■ **Problem requirements**
Omit all images, then return the remaining material exactly as it stands.

--- START OF Excerpted records ---

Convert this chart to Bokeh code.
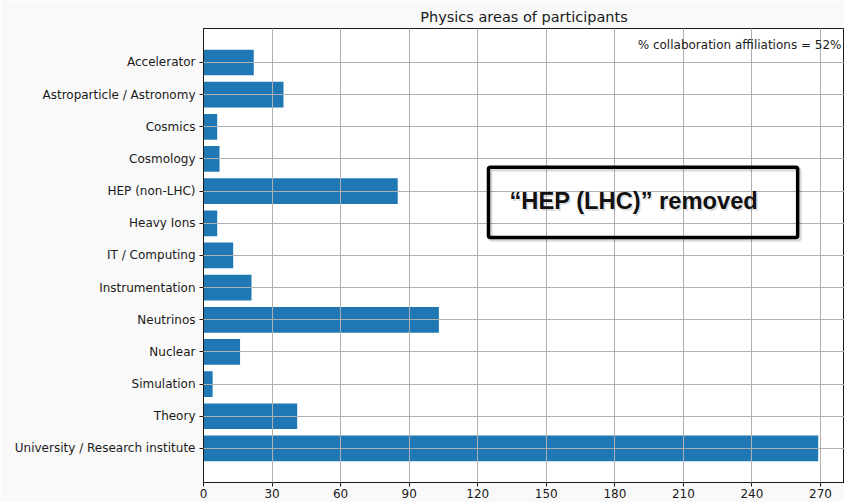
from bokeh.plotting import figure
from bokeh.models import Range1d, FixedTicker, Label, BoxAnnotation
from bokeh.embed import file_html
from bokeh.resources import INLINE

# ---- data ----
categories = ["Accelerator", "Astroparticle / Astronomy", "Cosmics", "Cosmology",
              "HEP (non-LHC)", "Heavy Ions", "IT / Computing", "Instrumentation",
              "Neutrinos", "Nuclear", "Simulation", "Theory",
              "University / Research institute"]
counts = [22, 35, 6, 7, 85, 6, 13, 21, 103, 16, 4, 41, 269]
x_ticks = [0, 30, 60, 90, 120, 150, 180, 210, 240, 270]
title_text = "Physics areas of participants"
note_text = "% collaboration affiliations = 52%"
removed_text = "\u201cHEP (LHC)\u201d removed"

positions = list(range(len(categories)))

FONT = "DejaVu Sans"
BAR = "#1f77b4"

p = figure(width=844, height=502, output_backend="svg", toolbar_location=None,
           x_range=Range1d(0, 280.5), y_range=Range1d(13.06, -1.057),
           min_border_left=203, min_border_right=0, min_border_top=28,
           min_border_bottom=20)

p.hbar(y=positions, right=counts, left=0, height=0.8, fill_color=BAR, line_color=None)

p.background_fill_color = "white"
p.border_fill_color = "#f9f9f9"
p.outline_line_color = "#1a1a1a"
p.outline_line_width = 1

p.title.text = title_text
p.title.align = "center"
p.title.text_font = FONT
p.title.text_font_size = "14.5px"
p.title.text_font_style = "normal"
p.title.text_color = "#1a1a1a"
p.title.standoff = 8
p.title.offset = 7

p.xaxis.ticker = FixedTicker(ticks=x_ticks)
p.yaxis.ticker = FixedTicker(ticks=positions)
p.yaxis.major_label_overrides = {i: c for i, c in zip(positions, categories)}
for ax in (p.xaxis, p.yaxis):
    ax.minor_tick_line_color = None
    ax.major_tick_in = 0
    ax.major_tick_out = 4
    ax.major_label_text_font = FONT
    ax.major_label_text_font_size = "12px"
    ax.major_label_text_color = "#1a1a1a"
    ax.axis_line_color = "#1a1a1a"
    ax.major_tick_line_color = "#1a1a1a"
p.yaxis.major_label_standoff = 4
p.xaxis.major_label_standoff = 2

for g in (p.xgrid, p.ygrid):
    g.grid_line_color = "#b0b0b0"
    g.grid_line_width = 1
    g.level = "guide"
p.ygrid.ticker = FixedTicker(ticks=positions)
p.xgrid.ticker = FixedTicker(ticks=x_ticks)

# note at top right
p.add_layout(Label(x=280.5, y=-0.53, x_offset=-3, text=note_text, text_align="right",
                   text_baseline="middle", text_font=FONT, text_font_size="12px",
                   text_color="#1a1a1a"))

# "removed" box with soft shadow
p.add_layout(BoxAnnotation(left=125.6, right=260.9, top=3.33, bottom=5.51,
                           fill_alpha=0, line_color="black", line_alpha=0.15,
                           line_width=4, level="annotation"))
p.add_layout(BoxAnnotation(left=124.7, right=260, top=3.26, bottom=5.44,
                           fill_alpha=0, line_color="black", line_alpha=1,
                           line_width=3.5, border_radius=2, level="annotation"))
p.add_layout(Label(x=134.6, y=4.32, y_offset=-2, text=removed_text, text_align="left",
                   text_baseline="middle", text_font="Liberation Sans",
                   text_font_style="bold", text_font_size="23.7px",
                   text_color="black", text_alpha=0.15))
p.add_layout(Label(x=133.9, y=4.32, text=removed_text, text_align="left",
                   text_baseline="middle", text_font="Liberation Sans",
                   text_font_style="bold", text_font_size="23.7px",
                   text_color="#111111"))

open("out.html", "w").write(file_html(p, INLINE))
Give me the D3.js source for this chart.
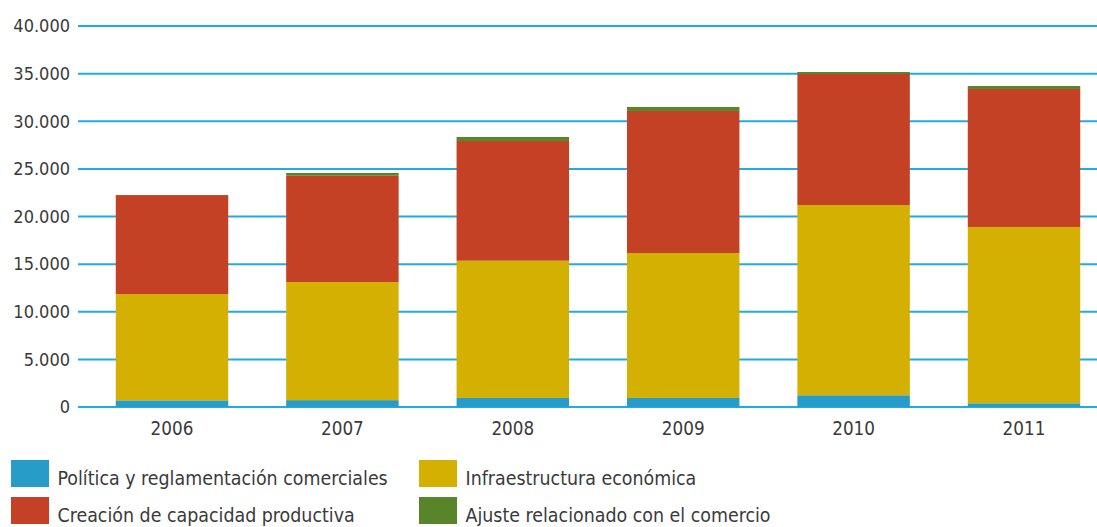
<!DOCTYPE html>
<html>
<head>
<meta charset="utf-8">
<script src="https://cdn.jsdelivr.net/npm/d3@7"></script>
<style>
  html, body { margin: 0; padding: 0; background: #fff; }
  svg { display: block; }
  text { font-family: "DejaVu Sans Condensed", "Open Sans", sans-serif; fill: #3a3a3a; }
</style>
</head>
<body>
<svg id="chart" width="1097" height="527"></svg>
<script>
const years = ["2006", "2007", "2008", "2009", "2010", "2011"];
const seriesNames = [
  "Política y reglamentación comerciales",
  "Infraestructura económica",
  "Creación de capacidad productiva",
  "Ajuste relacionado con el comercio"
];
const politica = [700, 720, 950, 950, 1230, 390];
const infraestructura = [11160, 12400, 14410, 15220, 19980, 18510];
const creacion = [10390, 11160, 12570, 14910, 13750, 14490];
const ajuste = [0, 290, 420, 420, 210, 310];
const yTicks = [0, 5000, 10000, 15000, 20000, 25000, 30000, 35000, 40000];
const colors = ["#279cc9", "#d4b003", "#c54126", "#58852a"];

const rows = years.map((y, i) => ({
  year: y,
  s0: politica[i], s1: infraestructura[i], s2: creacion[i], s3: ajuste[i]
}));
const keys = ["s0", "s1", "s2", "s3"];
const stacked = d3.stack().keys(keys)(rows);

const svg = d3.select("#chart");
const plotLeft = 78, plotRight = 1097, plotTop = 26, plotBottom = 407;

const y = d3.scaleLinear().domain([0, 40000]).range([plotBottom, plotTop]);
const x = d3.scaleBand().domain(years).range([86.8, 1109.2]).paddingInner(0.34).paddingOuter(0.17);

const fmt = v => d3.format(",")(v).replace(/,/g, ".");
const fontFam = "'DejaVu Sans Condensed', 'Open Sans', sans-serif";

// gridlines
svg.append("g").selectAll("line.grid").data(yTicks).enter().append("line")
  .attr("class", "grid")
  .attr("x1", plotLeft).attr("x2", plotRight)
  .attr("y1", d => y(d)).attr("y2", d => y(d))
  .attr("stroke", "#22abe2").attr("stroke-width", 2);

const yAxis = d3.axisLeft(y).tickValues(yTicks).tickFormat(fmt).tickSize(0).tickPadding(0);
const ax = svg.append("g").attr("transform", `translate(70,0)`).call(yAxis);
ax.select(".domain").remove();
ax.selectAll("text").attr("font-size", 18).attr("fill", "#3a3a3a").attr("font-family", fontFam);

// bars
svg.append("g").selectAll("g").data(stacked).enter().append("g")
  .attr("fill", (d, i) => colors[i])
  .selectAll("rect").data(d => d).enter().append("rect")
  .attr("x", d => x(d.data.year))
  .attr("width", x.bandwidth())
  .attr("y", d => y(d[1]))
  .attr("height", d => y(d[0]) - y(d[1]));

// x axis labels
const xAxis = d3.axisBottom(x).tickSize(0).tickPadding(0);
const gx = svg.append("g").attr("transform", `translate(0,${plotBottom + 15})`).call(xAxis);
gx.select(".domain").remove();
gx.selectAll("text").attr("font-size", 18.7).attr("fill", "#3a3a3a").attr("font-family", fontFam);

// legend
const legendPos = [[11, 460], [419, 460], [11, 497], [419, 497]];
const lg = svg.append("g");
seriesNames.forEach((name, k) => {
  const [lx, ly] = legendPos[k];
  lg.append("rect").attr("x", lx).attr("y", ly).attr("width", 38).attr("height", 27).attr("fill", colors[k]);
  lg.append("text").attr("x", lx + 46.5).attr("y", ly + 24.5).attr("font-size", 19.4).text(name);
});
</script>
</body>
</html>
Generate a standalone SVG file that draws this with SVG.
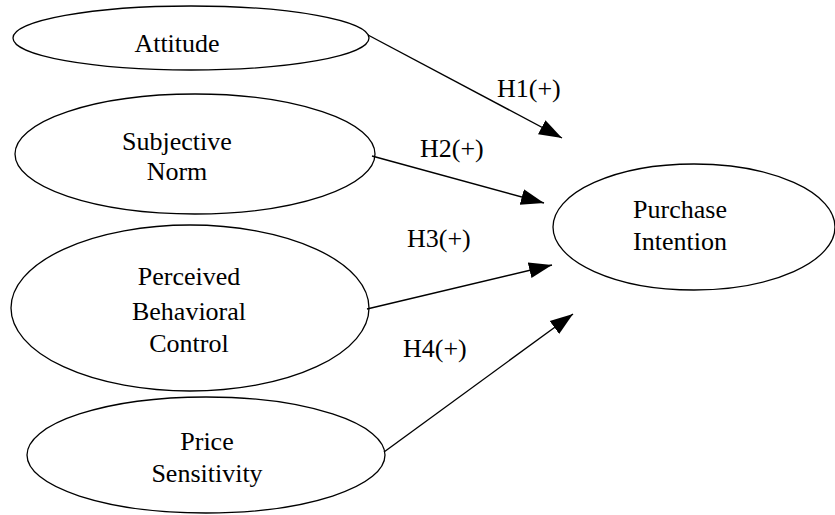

--- END OF Excerpted records ---

■ **Reply to the exercise**
Convert this chart to Bokeh code.
from bokeh.plotting import figure
from bokeh.models import Range1d, FixedTicker, Label, BoxAnnotation
from bokeh.embed import file_html
from bokeh.resources import INLINE

# ---- data ----
categories = ["Accelerator", "Astroparticle / Astronomy", "Cosmics", "Cosmology",
              "HEP (non-LHC)", "Heavy Ions", "IT / Computing", "Instrumentation",
              "Neutrinos", "Nuclear", "Simulation", "Theory",
              "University / Research institute"]
counts = [22, 35, 6, 7, 85, 6, 13, 21, 103, 16, 4, 41, 269]
x_ticks = [0, 30, 60, 90, 120, 150, 180, 210, 240, 270]
title_text = "Physics areas of participants"
note_text = "% collaboration affiliations = 52%"
removed_text = "\u201cHEP (LHC)\u201d removed"

positions = list(range(len(categories)))

FONT = "DejaVu Sans"
BAR = "#1f77b4"

p = figure(width=844, height=502, output_backend="svg", toolbar_location=None,
           x_range=Range1d(0, 280.5), y_range=Range1d(13.06, -1.057),
           min_border_left=203, min_border_right=0, min_border_top=28,
           min_border_bottom=20)

p.hbar(y=positions, right=counts, left=0, height=0.8, fill_color=BAR, line_color=None)

p.background_fill_color = "white"
p.border_fill_color = "#f9f9f9"
p.outline_line_color = "#1a1a1a"
p.outline_line_width = 1

p.title.text = title_text
p.title.align = "center"
p.title.text_font = FONT
p.title.text_font_size = "14.5px"
p.title.text_font_style = "normal"
p.title.text_color = "#1a1a1a"
p.title.standoff = 8
p.title.offset = 7

p.xaxis.ticker = FixedTicker(ticks=x_ticks)
p.yaxis.ticker = FixedTicker(ticks=positions)
p.yaxis.major_label_overrides = {i: c for i, c in zip(positions, categories)}
for ax in (p.xaxis, p.yaxis):
    ax.minor_tick_line_color = None
    ax.major_tick_in = 0
    ax.major_tick_out = 4
    ax.major_label_text_font = FONT
    ax.major_label_text_font_size = "12px"
    ax.major_label_text_color = "#1a1a1a"
    ax.axis_line_color = "#1a1a1a"
    ax.major_tick_line_color = "#1a1a1a"
p.yaxis.major_label_standoff = 4
p.xaxis.major_label_standoff = 2

for g in (p.xgrid, p.ygrid):
    g.grid_line_color = "#b0b0b0"
    g.grid_line_width = 1
    g.level = "guide"
p.ygrid.ticker = FixedTicker(ticks=positions)
p.xgrid.ticker = FixedTicker(ticks=x_ticks)

# note at top right
p.add_layout(Label(x=280.5, y=-0.53, x_offset=-3, text=note_text, text_align="right",
                   text_baseline="middle", text_font=FONT, text_font_size="12px",
                   text_color="#1a1a1a"))

# "removed" box with soft shadow
p.add_layout(BoxAnnotation(left=125.6, right=260.9, top=3.33, bottom=5.51,
                           fill_alpha=0, line_color="black", line_alpha=0.15,
                           line_width=4, level="annotation"))
p.add_layout(BoxAnnotation(left=124.7, right=260, top=3.26, bottom=5.44,
                           fill_alpha=0, line_color="black", line_alpha=1,
                           line_width=3.5, border_radius=2, level="annotation"))
p.add_layout(Label(x=134.6, y=4.32, y_offset=-2, text=removed_text, text_align="left",
                   text_baseline="middle", text_font="Liberation Sans",
                   text_font_style="bold", text_font_size="23.7px",
                   text_color="black", text_alpha=0.15))
p.add_layout(Label(x=133.9, y=4.32, text=removed_text, text_align="left",
                   text_baseline="middle", text_font="Liberation Sans",
                   text_font_style="bold", text_font_size="23.7px",
                   text_color="#111111"))

open("out.html", "w").write(file_html(p, INLINE))
Give me the D3.js source for this chart.
<!DOCTYPE html>
<html>
<head>
<meta charset="utf-8">
<script src="https://cdn.jsdelivr.net/npm/d3@7"></script>
<style>
  html, body { margin: 0; padding: 0; background: #fff; }
  svg { display: block; }
  text { font-family: "DejaVu Sans Condensed", "Open Sans", sans-serif; fill: #3a3a3a; }
</style>
</head>
<body>
<svg id="chart" width="1097" height="527"></svg>
<script>
const years = ["2006", "2007", "2008", "2009", "2010", "2011"];
const seriesNames = [
  "Política y reglamentación comerciales",
  "Infraestructura económica",
  "Creación de capacidad productiva",
  "Ajuste relacionado con el comercio"
];
const politica = [700, 720, 950, 950, 1230, 390];
const infraestructura = [11160, 12400, 14410, 15220, 19980, 18510];
const creacion = [10390, 11160, 12570, 14910, 13750, 14490];
const ajuste = [0, 290, 420, 420, 210, 310];
const yTicks = [0, 5000, 10000, 15000, 20000, 25000, 30000, 35000, 40000];
const colors = ["#279cc9", "#d4b003", "#c54126", "#58852a"];

const rows = years.map((y, i) => ({
  year: y,
  s0: politica[i], s1: infraestructura[i], s2: creacion[i], s3: ajuste[i]
}));
const keys = ["s0", "s1", "s2", "s3"];
const stacked = d3.stack().keys(keys)(rows);

const svg = d3.select("#chart");
const plotLeft = 78, plotRight = 1097, plotTop = 26, plotBottom = 407;

const y = d3.scaleLinear().domain([0, 40000]).range([plotBottom, plotTop]);
const x = d3.scaleBand().domain(years).range([86.8, 1109.2]).paddingInner(0.34).paddingOuter(0.17);

const fmt = v => d3.format(",")(v).replace(/,/g, ".");
const fontFam = "'DejaVu Sans Condensed', 'Open Sans', sans-serif";

// gridlines
svg.append("g").selectAll("line.grid").data(yTicks).enter().append("line")
  .attr("class", "grid")
  .attr("x1", plotLeft).attr("x2", plotRight)
  .attr("y1", d => y(d)).attr("y2", d => y(d))
  .attr("stroke", "#22abe2").attr("stroke-width", 2);

const yAxis = d3.axisLeft(y).tickValues(yTicks).tickFormat(fmt).tickSize(0).tickPadding(0);
const ax = svg.append("g").attr("transform", `translate(70,0)`).call(yAxis);
ax.select(".domain").remove();
ax.selectAll("text").attr("font-size", 18).attr("fill", "#3a3a3a").attr("font-family", fontFam);

// bars
svg.append("g").selectAll("g").data(stacked).enter().append("g")
  .attr("fill", (d, i) => colors[i])
  .selectAll("rect").data(d => d).enter().append("rect")
  .attr("x", d => x(d.data.year))
  .attr("width", x.bandwidth())
  .attr("y", d => y(d[1]))
  .attr("height", d => y(d[0]) - y(d[1]));

// x axis labels
const xAxis = d3.axisBottom(x).tickSize(0).tickPadding(0);
const gx = svg.append("g").attr("transform", `translate(0,${plotBottom + 15})`).call(xAxis);
gx.select(".domain").remove();
gx.selectAll("text").attr("font-size", 18.7).attr("fill", "#3a3a3a").attr("font-family", fontFam);

// legend
const legendPos = [[11, 460], [419, 460], [11, 497], [419, 497]];
const lg = svg.append("g");
seriesNames.forEach((name, k) => {
  const [lx, ly] = legendPos[k];
  lg.append("rect").attr("x", lx).attr("y", ly).attr("width", 38).attr("height", 27).attr("fill", colors[k]);
  lg.append("text").attr("x", lx + 46.5).attr("y", ly + 24.5).attr("font-size", 19.4).text(name);
});
</script>
</body>
</html>
Generate a standalone SVG file that draws this with SVG.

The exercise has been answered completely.